Mark Twain encountered some of the colonists on his trip to the Holy Land in 1867, as reported in The Innocents Abroad:
At Jaffa we had taken on board some forty members of a very celebrated community. They were male and female; babies, young boys and young girls; young married people, and some who had passed a shade beyond the prime of life. I refer to the "Adams Jaffa Colony." Others had deserted before. We left in Jaffa Mr. Adams, his wife, and fifteen unfortunates who not only had no money but did not know where to turn or whither to go.

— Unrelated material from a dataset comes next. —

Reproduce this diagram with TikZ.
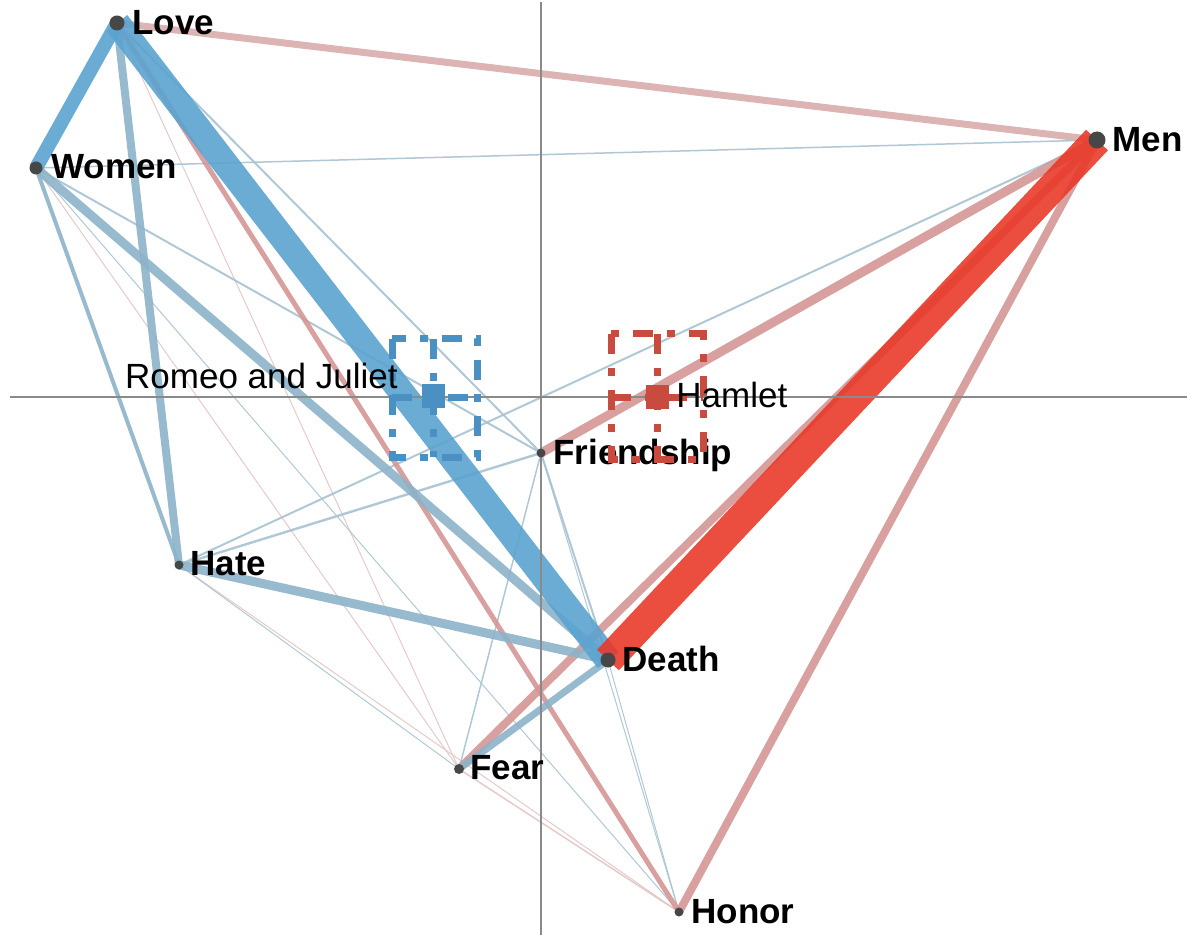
\documentclass[tikz,border=0pt]{standalone}
\usepackage{fontspec}
\setmainfont{Liberation Sans}
\definecolor{rjblue}{HTML}{5BA3D0}
\definecolor{rjmid}{HTML}{8CB3CA}
\definecolor{rjthin}{HTML}{A7C2D2}
\definecolor{rjbox}{HTML}{4A90C2}
\definecolor{hmred}{HTML}{E93A2A}
\definecolor{hmmid}{HTML}{D49695}
\definecolor{hmpale}{HTML}{D8ACAB}
\definecolor{hmthin}{HTML}{E3C3C3}
\definecolor{hmbox}{HTML}{C94A3E}
\definecolor{dotgrey}{HTML}{474747}
\definecolor{axisgrey}{HTML}{8A8A8A}
\pgfdeclarelayer{links}
\pgfsetlayers{links,main}
\tikzset{
        term_dot/.style={circle, fill=dotgrey, inner sep=0pt, minimum size=#1},
        term_text/.style={anchor=base west, inner sep=0pt, font=\fontsize{17.5}{20}\selectfont\bfseries},
        play_text/.style={inner sep=0pt, font=\fontsize{17.5}{20}\selectfont},
        rj_edge/.style={draw=rjmid, line width=#1, opacity=.9},
        rj_thin/.style={draw=rjthin, line width=#1, opacity=.9},
        hm_edge/.style={draw=hmmid, line width=#1, opacity=.9},
        hm_thin/.style={draw=hmthin, line width=#1, opacity=.9},
        axis_line/.style={draw=axisgrey, line width=.7pt},
        box_line/.style={line width=3.5pt, dash pattern=on 10pt off 7pt on 4pt off 7pt},
        play_mark/.style={rectangle, inner sep=0pt, minimum size=11.5pt}
    }

\begin{document}
\begin{tikzpicture}[x=0.5pt, y=-0.5pt]
    \useasboundingbox (0,0) rectangle (1193,935);
    \node[term_dot=7.5pt] (love) at (117,23) {};
    \node[term_dot=6.5pt] (women) at (36,168) {};
    \node[term_dot=8.5pt] (men) at (1097,140) {};
    \node[term_dot=4.5pt] (hate) at (179,565) {};
    \node[term_dot=7.5pt] (death) at (608,660) {};
    \node[term_dot=5pt] (fear) at (459,769) {};
    \node[term_dot=4.5pt] (friend) at (541,453) {};
    \node[term_dot=4.5pt] (honor) at (679,912) {};

    \node[term_text] (love_lbl) at (132,35) {Love};
    \node[term_text] (women_lbl) at (51,179) {Women};
    \node[term_text] (men_lbl) at (1112,152) {Men};
    \node[term_text] (hate_lbl) at (190,575) {Hate};
    \node[term_text] (death_lbl) at (622,671) {Death};
    \node[term_text] (fear_lbl) at (470,779) {Fear};
    \node[term_text] (friend_lbl) at (553,464) {Friendship};
    \node[term_text] (honor_lbl) at (691,923) {Honor};

    \begin{pgfonlayer}{links}
        % thin links
        \draw[hm_thin=.5pt] (love.center) -- (fear.center);
        \draw[hm_thin=.5pt] (women.center) -- (fear.center);
        \draw[hm_thin=.5pt] (hate.center) -- (honor.center);
        \draw[hm_thin=.75pt] (fear.center) -- (honor.center);
        \draw[rj_thin=.75pt] (women.center) -- (men.center);
        \draw[rj_thin=1pt] (love.center) -- (friend.center);
        \draw[rj_thin=1pt] (women.center) -- (friend.center);
        \draw[rj_thin=1.2pt] (hate.center) -- (friend.center);
        \draw[rj_thin=1pt] (hate.center) -- (men.center);
        \draw[rj_thin=1pt] (friend.center) -- (death.center);
        \draw[rj_thin=.75pt] (friend.center) -- (fear.center);
        \draw[rj_thin=.5pt] (friend.center) -- (honor.center);
        \draw[rj_thin=.5pt] (death.center) -- (honor.center);
        \draw[rj_thin=.5pt] (women.center) -- (honor.center);
        \draw[rj_thin=.5pt] (hate.center) -- (fear.center);

        \draw[hm_edge=3.5pt, draw=hmpale] (love.center) -- (men.center);
        \draw[hm_edge=2.5pt] (love.center) -- (honor.center);
        \draw[hm_edge=4.5pt] (friend.center) -- (men.center);
        \draw[hm_edge=4pt] (fear.center) -- (men.center);
        \draw[hm_edge=4pt] (honor.center) -- (men.center);
        \draw[rj_edge=2pt] (women.center) -- (hate.center);
        \draw[rj_edge=4pt] (love.center) -- (hate.center);
        \draw[rj_edge=4.5pt] (women.center) -- (death.center);
        \draw[rj_edge=4.5pt] (hate.center) -- (death.center);
        \draw[rj_edge=3.5pt] (fear.center) -- (death.center);
        \draw[rj_edge=7pt, draw=rjblue] (love.center) -- (women.center);
        \draw[rj_edge=13pt, draw=rjblue] (love.center) -- (death.center);
        \draw[hm_edge=15pt, draw=hmred] (death.center) -- (men.center);

        \draw[axis_line] (541,2) -- (541,935);
        \draw[axis_line] (10,397) -- (1187,397);
    \end{pgfonlayer}

    \begin{scope}
        \draw[box_line, rjbox] (392,339) rectangle (477,457)
            (433,339) -- (433,457) (392,397) -- (477,397);
        \node[play_mark, fill=rjbox] (rj) at (433,396) {};
        \node[play_text, anchor=base east] (rj_lbl) at (398,388) {Romeo and Juliet};
    \end{scope}
    \begin{scope}
        \draw[box_line, hmbox] (611,334) rectangle (703,459)
            (657,334) -- (657,459) (611,397) -- (703,397);
        \node[play_mark, fill=hmbox] (hm) at (657,397) {};
        \node[play_text, anchor=base west] (hm_lbl) at (676,408) {Hamlet};
    \end{scope}
\end{tikzpicture}
\end{document}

The colony was a complete fiasco. I have already said that such that could get away did so, from time to time. The prophet Adams—once an actor, then several other things, afterward a Mormon and a missionary, always an adventurer—remains at Jaffa with his sorrowful subjects. The forty we brought away with us were chiefly destitute, though not all of them. They wished to get to Egypt. What might become of them then they did not know and probably did not care—anything to get away from hated Jaffa. [Link]
The attrition continued, and by 1883 the colony comprised just four families. Perhaps the last survivor of the colony in Palestine was Mary Jane (Clark) Leighton-Floyd, widow of Rolla Floyd, who died in 1934. Reed Holmes stated in a 1982 speech to the Alexander-Crawford Historical Society that some surviving members of the colony were living in Jonesport as late as 1942.